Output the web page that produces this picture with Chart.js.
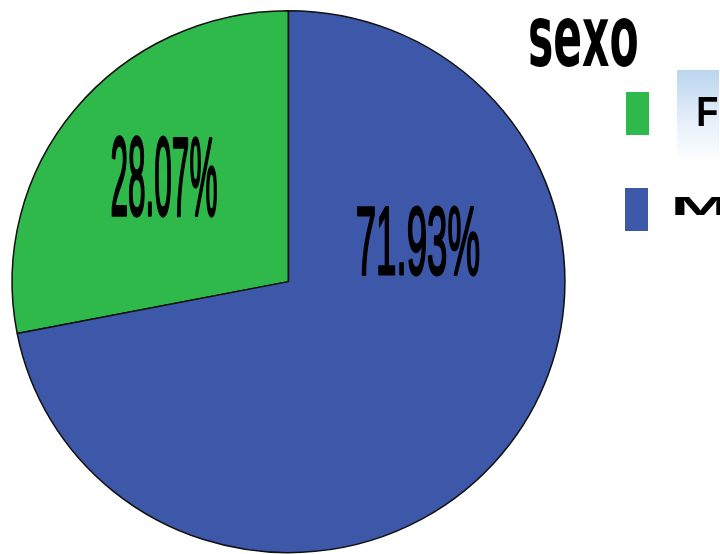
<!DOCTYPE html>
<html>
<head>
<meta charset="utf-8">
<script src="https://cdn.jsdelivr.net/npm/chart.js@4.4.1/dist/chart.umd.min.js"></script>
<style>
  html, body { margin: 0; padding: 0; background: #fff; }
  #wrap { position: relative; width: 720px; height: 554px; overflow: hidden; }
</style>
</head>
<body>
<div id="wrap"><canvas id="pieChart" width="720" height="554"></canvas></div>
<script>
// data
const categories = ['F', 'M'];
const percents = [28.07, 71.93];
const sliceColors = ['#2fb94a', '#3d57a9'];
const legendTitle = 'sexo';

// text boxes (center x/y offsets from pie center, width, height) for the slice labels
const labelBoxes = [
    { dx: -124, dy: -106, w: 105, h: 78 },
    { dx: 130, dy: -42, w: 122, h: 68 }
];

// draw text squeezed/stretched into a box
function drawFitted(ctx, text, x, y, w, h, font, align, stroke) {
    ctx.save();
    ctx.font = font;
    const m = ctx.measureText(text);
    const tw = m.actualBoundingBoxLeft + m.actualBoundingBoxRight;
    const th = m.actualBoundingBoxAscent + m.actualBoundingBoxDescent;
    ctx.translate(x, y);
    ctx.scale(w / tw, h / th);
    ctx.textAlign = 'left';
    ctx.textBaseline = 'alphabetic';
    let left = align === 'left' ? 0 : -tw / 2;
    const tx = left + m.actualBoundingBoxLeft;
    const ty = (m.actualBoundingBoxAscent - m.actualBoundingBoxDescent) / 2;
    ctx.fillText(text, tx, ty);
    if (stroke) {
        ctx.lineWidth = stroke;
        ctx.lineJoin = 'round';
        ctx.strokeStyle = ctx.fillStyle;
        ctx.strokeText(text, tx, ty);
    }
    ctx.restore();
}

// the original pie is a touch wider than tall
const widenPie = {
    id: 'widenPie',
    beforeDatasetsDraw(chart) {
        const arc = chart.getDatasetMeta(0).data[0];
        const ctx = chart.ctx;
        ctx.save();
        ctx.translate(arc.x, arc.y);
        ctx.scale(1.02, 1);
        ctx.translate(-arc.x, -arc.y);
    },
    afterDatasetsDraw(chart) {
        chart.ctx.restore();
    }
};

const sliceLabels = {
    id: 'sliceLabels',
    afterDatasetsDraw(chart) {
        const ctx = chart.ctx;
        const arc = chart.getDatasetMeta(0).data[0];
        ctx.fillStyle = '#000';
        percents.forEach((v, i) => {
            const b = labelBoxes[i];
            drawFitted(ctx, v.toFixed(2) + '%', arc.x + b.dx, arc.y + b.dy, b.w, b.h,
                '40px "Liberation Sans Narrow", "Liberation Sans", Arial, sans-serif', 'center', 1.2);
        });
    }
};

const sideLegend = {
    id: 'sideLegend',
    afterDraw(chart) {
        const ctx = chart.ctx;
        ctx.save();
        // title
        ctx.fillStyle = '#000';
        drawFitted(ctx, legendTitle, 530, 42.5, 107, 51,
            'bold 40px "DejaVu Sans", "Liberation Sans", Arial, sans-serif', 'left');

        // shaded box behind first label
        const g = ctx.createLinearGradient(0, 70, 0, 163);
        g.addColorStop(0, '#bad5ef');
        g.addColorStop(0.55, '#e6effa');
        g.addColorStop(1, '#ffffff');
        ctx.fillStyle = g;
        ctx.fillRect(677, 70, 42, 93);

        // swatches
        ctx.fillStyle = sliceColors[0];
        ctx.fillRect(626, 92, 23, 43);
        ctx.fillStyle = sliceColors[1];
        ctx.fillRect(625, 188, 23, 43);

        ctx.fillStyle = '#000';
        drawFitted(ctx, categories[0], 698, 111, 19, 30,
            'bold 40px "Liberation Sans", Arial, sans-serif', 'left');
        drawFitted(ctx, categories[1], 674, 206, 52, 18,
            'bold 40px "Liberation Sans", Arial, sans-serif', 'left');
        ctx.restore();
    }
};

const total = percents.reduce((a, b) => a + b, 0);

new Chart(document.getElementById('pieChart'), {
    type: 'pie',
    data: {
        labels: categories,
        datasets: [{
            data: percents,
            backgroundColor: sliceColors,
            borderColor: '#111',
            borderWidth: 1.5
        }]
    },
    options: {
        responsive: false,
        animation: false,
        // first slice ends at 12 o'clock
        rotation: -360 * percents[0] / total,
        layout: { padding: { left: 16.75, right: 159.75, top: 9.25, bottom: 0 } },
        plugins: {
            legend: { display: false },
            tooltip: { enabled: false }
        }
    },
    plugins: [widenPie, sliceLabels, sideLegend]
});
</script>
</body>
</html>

== Written instruction ==
Each line of the material must be retyped exactly, except that images are omitted.

== Written response ==
Output the web page that produces this picture with Chart.js.
<!DOCTYPE html>
<html>
<head>
<meta charset="utf-8">
<script src="https://cdn.jsdelivr.net/npm/chart.js@4.4.1/dist/chart.umd.min.js"></script>
<style>
  html, body { margin: 0; padding: 0; background: #fff; }
  #wrap { position: relative; width: 720px; height: 554px; overflow: hidden; }
</style>
</head>
<body>
<div id="wrap"><canvas id="pieChart" width="720" height="554"></canvas></div>
<script>
// data
const categories = ['F', 'M'];
const percents = [28.07, 71.93];
const sliceColors = ['#2fb94a', '#3d57a9'];
const legendTitle = 'sexo';

// text boxes (center x/y offsets from pie center, width, height) for the slice labels
const labelBoxes = [
    { dx: -124, dy: -106, w: 105, h: 78 },
    { dx: 130, dy: -42, w: 122, h: 68 }
];

// draw text squeezed/stretched into a box
function drawFitted(ctx, text, x, y, w, h, font, align, stroke) {
    ctx.save();
    ctx.font = font;
    const m = ctx.measureText(text);
    const tw = m.actualBoundingBoxLeft + m.actualBoundingBoxRight;
    const th = m.actualBoundingBoxAscent + m.actualBoundingBoxDescent;
    ctx.translate(x, y);
    ctx.scale(w / tw, h / th);
    ctx.textAlign = 'left';
    ctx.textBaseline = 'alphabetic';
    let left = align === 'left' ? 0 : -tw / 2;
    const tx = left + m.actualBoundingBoxLeft;
    const ty = (m.actualBoundingBoxAscent - m.actualBoundingBoxDescent) / 2;
    ctx.fillText(text, tx, ty);
    if (stroke) {
        ctx.lineWidth = stroke;
        ctx.lineJoin = 'round';
        ctx.strokeStyle = ctx.fillStyle;
        ctx.strokeText(text, tx, ty);
    }
    ctx.restore();
}

// the original pie is a touch wider than tall
const widenPie = {
    id: 'widenPie',
    beforeDatasetsDraw(chart) {
        const arc = chart.getDatasetMeta(0).data[0];
        const ctx = chart.ctx;
        ctx.save();
        ctx.translate(arc.x, arc.y);
        ctx.scale(1.02, 1);
        ctx.translate(-arc.x, -arc.y);
    },
    afterDatasetsDraw(chart) {
        chart.ctx.restore();
    }
};

const sliceLabels = {
    id: 'sliceLabels',
    afterDatasetsDraw(chart) {
        const ctx = chart.ctx;
        const arc = chart.getDatasetMeta(0).data[0];
        ctx.fillStyle = '#000';
        percents.forEach((v, i) => {
            const b = labelBoxes[i];
            drawFitted(ctx, v.toFixed(2) + '%', arc.x + b.dx, arc.y + b.dy, b.w, b.h,
                '40px "Liberation Sans Narrow", "Liberation Sans", Arial, sans-serif', 'center', 1.2);
        });
    }
};

const sideLegend = {
    id: 'sideLegend',
    afterDraw(chart) {
        const ctx = chart.ctx;
        ctx.save();
        // title
        ctx.fillStyle = '#000';
        drawFitted(ctx, legendTitle, 530, 42.5, 107, 51,
            'bold 40px "DejaVu Sans", "Liberation Sans", Arial, sans-serif', 'left');

        // shaded box behind first label
        const g = ctx.createLinearGradient(0, 70, 0, 163);
        g.addColorStop(0, '#bad5ef');
        g.addColorStop(0.55, '#e6effa');
        g.addColorStop(1, '#ffffff');
        ctx.fillStyle = g;
        ctx.fillRect(677, 70, 42, 93);

        // swatches
        ctx.fillStyle = sliceColors[0];
        ctx.fillRect(626, 92, 23, 43);
        ctx.fillStyle = sliceColors[1];
        ctx.fillRect(625, 188, 23, 43);

        ctx.fillStyle = '#000';
        drawFitted(ctx, categories[0], 698, 111, 19, 30,
            'bold 40px "Liberation Sans", Arial, sans-serif', 'left');
        drawFitted(ctx, categories[1], 674, 206, 52, 18,
            'bold 40px "Liberation Sans", Arial, sans-serif', 'left');
        ctx.restore();
    }
};

const total = percents.reduce((a, b) => a + b, 0);

new Chart(document.getElementById('pieChart'), {
    type: 'pie',
    data: {
        labels: categories,
        datasets: [{
            data: percents,
            backgroundColor: sliceColors,
            borderColor: '#111',
            borderWidth: 1.5
        }]
    },
    options: {
        responsive: false,
        animation: false,
        // first slice ends at 12 o'clock
        rotation: -360 * percents[0] / total,
        layout: { padding: { left: 16.75, right: 159.75, top: 9.25, bottom: 0 } },
        plugins: {
            legend: { display: false },
            tooltip: { enabled: false }
        }
    },
    plugins: [widenPie, sliceLabels, sideLegend]
});
</script>
</body>
</html>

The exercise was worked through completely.